* _BRIEF_:
Set out each line from the following listing that includes the word "code".

==== DATASET EXCERPT

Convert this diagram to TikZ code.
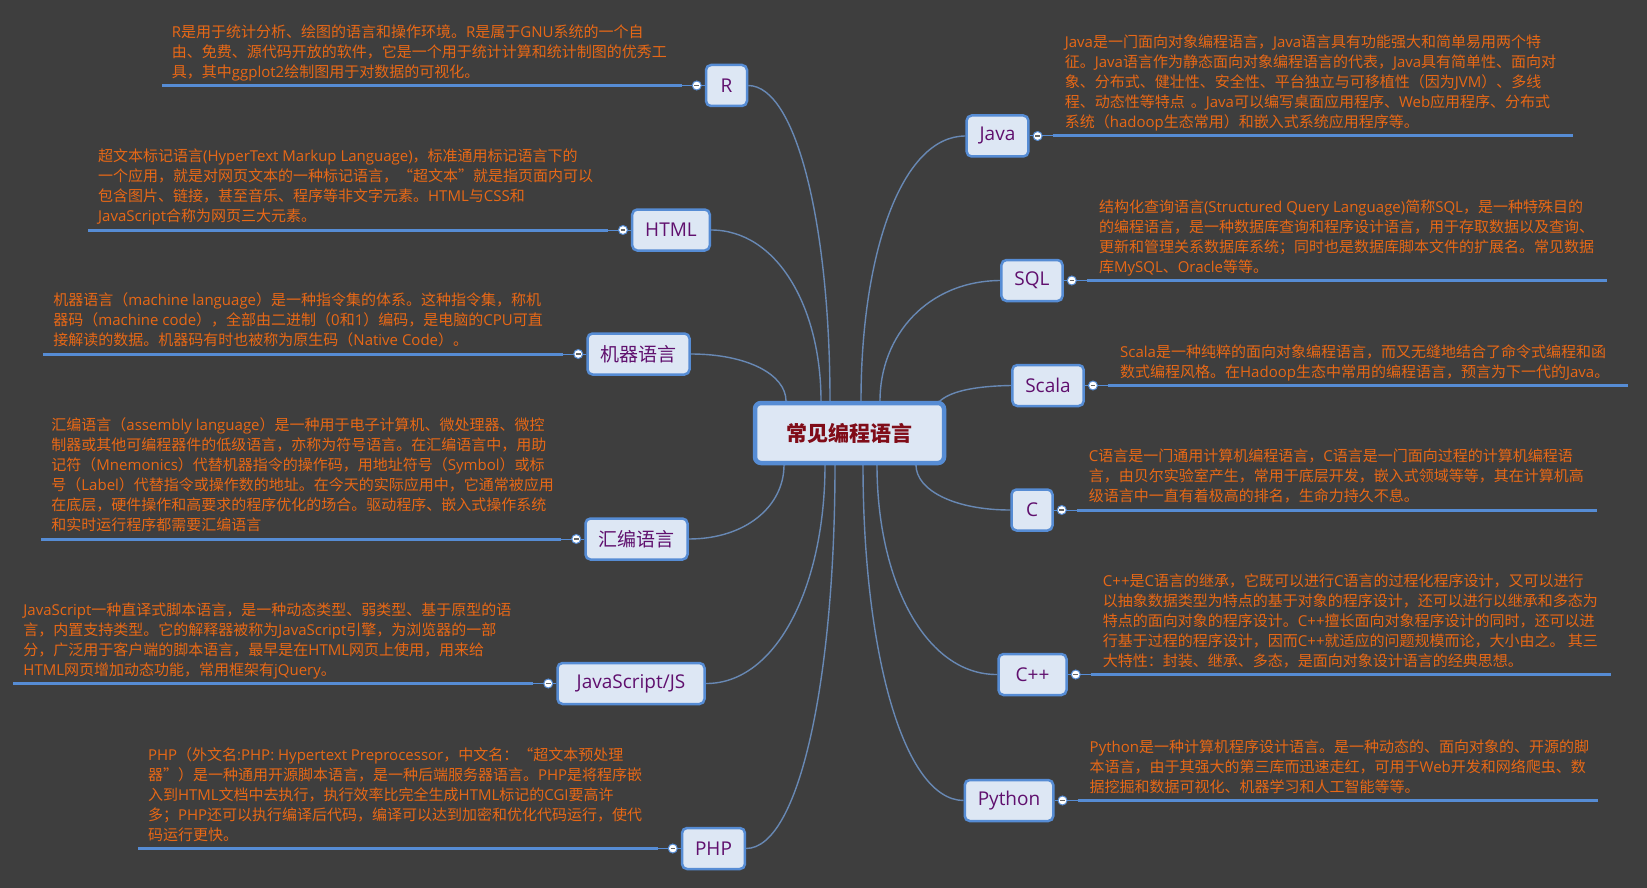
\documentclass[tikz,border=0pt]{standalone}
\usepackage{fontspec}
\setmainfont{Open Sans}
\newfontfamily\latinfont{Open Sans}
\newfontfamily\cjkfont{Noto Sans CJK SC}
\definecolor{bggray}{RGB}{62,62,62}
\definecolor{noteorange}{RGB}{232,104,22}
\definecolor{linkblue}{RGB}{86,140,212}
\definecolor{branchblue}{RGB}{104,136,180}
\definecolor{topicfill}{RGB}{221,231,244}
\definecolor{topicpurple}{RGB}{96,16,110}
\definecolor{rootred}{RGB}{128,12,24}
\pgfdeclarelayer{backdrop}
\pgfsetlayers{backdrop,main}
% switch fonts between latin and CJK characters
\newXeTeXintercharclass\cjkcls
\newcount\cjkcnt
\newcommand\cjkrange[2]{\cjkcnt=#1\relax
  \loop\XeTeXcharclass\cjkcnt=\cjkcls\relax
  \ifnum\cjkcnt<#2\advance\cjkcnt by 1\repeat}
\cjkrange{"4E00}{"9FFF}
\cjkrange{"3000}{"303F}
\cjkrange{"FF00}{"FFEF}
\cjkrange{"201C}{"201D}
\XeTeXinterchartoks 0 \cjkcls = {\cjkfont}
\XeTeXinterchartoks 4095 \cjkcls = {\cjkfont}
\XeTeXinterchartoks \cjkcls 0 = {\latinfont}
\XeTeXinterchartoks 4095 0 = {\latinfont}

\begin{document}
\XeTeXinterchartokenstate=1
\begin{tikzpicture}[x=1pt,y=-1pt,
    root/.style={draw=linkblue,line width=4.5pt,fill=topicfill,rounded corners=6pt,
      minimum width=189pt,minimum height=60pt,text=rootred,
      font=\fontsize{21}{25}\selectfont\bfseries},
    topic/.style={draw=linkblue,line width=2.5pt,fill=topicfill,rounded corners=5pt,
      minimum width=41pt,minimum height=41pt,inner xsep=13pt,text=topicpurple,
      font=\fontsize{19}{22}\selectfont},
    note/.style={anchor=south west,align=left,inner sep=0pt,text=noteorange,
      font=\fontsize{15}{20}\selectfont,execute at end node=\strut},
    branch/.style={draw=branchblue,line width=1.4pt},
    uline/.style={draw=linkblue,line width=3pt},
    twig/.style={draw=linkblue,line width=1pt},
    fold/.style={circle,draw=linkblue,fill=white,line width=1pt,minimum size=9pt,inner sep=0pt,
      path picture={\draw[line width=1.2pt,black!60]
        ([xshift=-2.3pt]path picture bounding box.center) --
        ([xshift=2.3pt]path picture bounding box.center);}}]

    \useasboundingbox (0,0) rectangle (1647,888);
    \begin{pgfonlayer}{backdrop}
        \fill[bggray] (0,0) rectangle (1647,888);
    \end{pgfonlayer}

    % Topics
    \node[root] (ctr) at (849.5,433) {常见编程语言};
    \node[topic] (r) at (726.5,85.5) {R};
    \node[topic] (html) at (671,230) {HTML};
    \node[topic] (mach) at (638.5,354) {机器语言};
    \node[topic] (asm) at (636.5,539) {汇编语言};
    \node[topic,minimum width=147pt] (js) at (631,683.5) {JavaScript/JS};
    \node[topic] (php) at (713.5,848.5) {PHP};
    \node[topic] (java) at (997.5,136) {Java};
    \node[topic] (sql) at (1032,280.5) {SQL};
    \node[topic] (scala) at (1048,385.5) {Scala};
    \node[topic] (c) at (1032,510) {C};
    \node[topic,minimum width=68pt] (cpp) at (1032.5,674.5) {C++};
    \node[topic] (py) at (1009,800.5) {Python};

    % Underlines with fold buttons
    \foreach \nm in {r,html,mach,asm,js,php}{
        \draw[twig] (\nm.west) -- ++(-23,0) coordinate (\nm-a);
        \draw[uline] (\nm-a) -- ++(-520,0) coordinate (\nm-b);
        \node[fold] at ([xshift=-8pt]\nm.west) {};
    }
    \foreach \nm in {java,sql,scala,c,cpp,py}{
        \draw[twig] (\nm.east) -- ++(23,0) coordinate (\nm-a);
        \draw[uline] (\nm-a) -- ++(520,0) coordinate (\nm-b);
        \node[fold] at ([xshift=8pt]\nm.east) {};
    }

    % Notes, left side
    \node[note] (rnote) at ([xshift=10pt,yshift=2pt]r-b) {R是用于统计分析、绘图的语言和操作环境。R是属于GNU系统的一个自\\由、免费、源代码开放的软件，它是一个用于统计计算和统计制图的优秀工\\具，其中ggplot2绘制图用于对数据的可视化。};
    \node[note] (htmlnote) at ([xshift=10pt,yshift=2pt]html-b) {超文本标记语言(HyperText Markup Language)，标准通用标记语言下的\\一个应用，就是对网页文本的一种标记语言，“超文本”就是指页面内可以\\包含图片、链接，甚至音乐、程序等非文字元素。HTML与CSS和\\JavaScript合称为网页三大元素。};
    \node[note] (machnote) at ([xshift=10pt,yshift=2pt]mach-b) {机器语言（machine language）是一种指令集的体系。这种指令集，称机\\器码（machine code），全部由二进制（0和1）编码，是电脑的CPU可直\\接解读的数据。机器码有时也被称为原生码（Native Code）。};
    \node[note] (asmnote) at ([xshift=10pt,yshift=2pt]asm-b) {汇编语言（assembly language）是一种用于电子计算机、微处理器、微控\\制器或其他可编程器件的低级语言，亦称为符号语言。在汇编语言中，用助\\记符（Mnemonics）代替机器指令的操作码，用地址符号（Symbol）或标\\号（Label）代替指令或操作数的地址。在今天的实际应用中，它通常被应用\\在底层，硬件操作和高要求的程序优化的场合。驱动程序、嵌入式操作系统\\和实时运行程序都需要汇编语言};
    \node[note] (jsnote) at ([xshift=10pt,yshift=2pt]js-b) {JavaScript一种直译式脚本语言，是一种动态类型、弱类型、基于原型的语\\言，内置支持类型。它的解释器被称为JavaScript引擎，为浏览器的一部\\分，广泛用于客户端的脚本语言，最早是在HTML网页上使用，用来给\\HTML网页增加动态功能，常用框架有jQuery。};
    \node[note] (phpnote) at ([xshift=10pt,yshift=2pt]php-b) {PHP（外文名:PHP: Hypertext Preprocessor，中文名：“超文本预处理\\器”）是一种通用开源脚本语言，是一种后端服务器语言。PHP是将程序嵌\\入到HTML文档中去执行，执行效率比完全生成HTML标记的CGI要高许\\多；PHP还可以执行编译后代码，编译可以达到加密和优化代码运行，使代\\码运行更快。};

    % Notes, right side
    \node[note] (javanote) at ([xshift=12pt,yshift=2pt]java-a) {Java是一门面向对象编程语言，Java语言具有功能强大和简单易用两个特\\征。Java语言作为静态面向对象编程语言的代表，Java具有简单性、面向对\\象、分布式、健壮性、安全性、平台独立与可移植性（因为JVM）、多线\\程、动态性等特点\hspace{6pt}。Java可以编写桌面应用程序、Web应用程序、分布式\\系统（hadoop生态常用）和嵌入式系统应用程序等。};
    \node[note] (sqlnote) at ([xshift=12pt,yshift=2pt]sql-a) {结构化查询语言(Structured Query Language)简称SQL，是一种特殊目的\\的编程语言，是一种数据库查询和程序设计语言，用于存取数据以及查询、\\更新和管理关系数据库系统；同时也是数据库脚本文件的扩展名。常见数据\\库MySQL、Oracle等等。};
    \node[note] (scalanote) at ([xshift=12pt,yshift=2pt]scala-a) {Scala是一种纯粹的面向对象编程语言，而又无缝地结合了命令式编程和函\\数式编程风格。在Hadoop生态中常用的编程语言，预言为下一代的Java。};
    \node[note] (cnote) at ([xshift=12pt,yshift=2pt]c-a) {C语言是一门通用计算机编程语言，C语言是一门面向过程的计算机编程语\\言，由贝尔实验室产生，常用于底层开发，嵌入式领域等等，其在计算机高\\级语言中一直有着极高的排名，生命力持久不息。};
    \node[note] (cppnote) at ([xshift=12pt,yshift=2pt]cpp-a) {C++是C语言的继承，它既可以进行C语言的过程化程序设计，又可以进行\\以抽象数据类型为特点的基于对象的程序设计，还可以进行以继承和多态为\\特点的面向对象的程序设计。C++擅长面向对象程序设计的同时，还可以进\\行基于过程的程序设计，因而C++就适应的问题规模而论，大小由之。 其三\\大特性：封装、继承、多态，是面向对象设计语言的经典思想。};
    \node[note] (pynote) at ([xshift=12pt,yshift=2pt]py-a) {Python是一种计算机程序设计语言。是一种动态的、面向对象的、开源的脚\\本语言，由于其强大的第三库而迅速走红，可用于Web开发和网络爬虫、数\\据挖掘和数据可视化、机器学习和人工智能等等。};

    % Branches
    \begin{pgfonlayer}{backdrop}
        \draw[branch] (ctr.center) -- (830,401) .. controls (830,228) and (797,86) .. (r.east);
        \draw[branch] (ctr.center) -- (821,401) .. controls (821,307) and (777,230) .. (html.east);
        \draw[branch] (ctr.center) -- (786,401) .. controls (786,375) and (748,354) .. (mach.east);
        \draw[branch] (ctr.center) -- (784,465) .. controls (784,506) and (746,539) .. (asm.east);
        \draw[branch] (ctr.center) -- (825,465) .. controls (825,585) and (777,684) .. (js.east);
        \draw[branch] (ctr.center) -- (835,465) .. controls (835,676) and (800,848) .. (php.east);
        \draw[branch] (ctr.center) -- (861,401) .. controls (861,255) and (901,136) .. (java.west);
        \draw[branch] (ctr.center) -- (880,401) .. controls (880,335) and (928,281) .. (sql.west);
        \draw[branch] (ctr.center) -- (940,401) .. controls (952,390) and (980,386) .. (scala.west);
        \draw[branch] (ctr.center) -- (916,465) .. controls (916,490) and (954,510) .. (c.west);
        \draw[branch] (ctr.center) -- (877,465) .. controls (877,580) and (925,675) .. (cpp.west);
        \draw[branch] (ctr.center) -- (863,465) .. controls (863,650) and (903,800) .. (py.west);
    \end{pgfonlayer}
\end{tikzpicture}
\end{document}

========

* _RESULT FOR THIS TASK_:
Convert this diagram to TikZ code.
    \node[note] (machnote) at ([xshift=10pt,yshift=2pt]mach-b) {机器语言（machine language）是一种指令集的体系。这种指令集，称机\\器码（machine code），全部由二进制（0和1）编码，是电脑的CPU可直\\接解读的数据。机器码有时也被称为原生码（Native Code）。};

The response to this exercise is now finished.